Please write out the lines of the data exactly, beginning with the first and ending with the line containing "const offset30K = 236;"; leave the pictures behind.

Material provided:
<<<<

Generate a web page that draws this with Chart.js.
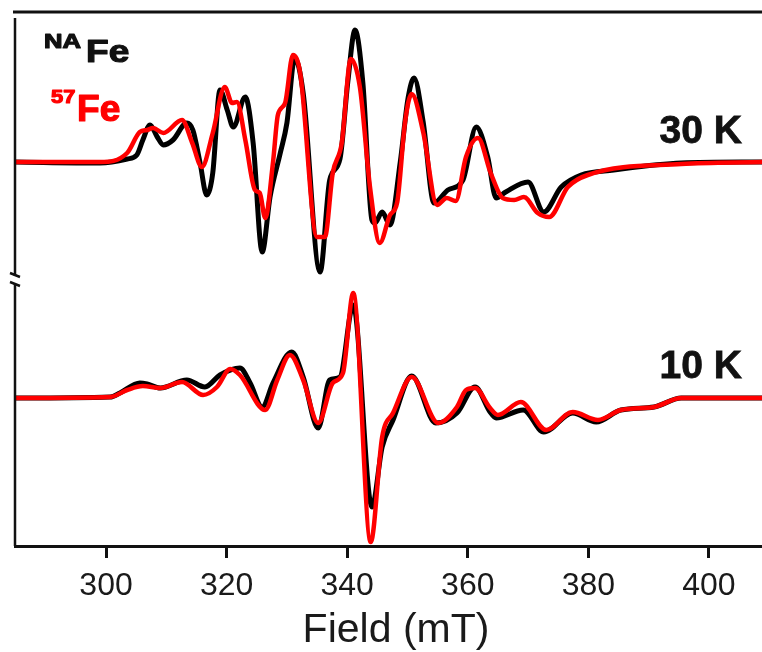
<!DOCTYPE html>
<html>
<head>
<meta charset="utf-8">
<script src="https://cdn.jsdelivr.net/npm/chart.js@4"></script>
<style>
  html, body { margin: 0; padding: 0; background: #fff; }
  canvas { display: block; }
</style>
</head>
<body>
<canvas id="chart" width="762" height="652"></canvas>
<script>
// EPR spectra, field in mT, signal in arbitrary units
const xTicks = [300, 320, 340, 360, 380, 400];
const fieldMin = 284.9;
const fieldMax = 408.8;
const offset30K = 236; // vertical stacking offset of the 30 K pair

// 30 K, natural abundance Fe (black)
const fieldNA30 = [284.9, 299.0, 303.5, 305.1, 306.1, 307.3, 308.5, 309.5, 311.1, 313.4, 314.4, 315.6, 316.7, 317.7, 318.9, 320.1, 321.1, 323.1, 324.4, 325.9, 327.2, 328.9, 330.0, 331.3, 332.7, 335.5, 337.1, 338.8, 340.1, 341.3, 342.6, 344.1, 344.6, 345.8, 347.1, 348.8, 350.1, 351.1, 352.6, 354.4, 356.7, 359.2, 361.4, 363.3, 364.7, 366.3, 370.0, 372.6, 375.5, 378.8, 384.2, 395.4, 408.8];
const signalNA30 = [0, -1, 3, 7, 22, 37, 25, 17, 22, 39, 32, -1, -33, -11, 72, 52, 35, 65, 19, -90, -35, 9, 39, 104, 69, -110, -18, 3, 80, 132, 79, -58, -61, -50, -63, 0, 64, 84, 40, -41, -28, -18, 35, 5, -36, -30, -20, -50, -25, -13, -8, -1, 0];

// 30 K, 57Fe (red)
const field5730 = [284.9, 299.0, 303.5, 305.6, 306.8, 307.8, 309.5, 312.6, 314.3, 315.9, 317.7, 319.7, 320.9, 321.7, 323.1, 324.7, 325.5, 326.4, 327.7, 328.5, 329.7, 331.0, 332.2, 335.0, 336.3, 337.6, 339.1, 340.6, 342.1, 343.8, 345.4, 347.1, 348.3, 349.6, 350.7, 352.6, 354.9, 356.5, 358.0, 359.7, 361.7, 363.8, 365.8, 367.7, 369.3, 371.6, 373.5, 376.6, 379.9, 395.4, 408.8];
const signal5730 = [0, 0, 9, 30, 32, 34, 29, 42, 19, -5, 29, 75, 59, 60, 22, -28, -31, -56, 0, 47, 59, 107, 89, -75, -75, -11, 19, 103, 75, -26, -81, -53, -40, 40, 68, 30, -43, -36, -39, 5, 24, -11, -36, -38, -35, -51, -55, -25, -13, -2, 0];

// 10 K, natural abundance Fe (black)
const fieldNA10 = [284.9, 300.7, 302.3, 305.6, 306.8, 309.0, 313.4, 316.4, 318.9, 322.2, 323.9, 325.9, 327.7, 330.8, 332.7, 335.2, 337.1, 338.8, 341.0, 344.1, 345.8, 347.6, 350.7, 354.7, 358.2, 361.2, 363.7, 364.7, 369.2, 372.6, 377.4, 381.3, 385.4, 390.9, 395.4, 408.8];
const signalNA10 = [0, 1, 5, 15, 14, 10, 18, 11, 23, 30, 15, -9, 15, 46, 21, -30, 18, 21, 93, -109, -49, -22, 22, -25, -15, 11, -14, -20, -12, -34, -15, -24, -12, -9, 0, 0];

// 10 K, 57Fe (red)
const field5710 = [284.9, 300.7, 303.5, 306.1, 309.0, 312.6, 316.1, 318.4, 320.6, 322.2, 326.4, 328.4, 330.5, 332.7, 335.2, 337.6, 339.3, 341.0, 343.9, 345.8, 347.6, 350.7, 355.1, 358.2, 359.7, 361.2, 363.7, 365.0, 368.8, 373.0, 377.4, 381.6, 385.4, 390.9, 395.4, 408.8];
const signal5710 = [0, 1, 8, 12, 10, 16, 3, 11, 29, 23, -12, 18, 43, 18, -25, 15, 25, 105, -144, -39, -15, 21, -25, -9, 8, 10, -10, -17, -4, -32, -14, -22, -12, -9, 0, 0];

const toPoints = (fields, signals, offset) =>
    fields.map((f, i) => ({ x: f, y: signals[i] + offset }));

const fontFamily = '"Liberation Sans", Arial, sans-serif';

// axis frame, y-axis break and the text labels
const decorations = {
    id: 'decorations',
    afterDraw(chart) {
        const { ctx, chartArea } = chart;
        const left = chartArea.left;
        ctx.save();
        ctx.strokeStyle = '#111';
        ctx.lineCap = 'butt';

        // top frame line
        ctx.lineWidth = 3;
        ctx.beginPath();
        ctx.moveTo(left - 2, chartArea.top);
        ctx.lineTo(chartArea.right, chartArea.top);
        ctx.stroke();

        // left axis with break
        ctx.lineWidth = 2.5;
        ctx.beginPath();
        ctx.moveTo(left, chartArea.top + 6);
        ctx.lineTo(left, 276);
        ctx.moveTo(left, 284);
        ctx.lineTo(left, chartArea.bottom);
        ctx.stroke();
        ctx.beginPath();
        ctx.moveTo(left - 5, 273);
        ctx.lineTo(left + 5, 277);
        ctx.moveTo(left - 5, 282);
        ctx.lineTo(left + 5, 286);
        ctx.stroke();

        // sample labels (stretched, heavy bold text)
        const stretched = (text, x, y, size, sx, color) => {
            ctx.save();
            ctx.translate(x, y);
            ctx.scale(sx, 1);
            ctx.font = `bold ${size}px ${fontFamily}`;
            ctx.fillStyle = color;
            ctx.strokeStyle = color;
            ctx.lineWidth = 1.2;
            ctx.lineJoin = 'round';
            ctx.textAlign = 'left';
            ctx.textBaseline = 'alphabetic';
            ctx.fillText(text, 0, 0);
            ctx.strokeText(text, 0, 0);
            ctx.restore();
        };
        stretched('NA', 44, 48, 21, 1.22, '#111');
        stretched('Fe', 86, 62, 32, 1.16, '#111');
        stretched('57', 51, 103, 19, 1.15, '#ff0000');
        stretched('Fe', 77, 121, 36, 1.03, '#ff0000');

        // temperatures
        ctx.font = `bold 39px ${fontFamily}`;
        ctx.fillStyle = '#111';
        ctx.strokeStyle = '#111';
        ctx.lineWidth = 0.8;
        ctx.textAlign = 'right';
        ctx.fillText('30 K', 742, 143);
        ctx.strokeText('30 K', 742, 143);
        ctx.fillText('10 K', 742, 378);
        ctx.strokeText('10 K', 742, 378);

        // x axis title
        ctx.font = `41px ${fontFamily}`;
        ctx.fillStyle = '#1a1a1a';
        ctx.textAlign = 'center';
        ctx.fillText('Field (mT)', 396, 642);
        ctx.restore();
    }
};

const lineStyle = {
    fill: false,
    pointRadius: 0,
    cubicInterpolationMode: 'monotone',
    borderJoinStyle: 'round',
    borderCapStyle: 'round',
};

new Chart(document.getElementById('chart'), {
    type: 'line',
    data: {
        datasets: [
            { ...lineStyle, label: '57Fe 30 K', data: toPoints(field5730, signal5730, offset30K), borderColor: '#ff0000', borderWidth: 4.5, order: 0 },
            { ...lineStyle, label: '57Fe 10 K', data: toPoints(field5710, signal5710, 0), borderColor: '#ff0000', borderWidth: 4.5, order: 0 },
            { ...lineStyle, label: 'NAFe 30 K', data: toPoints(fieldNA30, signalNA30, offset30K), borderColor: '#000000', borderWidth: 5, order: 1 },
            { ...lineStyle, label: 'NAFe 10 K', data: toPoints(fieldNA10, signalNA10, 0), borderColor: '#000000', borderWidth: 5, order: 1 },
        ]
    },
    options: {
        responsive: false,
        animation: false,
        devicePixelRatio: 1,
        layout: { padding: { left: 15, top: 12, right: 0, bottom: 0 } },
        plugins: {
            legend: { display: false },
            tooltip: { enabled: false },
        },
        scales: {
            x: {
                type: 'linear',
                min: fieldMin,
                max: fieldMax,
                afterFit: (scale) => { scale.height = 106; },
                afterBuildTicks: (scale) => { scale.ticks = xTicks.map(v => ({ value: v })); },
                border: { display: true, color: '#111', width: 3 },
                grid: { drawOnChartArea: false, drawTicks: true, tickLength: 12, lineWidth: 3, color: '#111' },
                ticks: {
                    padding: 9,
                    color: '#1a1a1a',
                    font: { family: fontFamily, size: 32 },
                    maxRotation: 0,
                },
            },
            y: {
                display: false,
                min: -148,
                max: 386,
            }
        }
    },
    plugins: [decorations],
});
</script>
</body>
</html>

>>>>

Response below:
Generate a web page that draws this with Chart.js.
<!DOCTYPE html>
<html>
<head>
<meta charset="utf-8">
<script src="https://cdn.jsdelivr.net/npm/chart.js@4"></script>
<style>
  html, body { margin: 0; padding: 0; background: #fff; }
  canvas { display: block; }
</style>
</head>
<body>
<canvas id="chart" width="762" height="652"></canvas>
<script>
// EPR spectra, field in mT, signal in arbitrary units
const xTicks = [300, 320, 340, 360, 380, 400];
const fieldMin = 284.9;
const fieldMax = 408.8;
const offset30K = 236; // vertical stacking offset of the 30 K pair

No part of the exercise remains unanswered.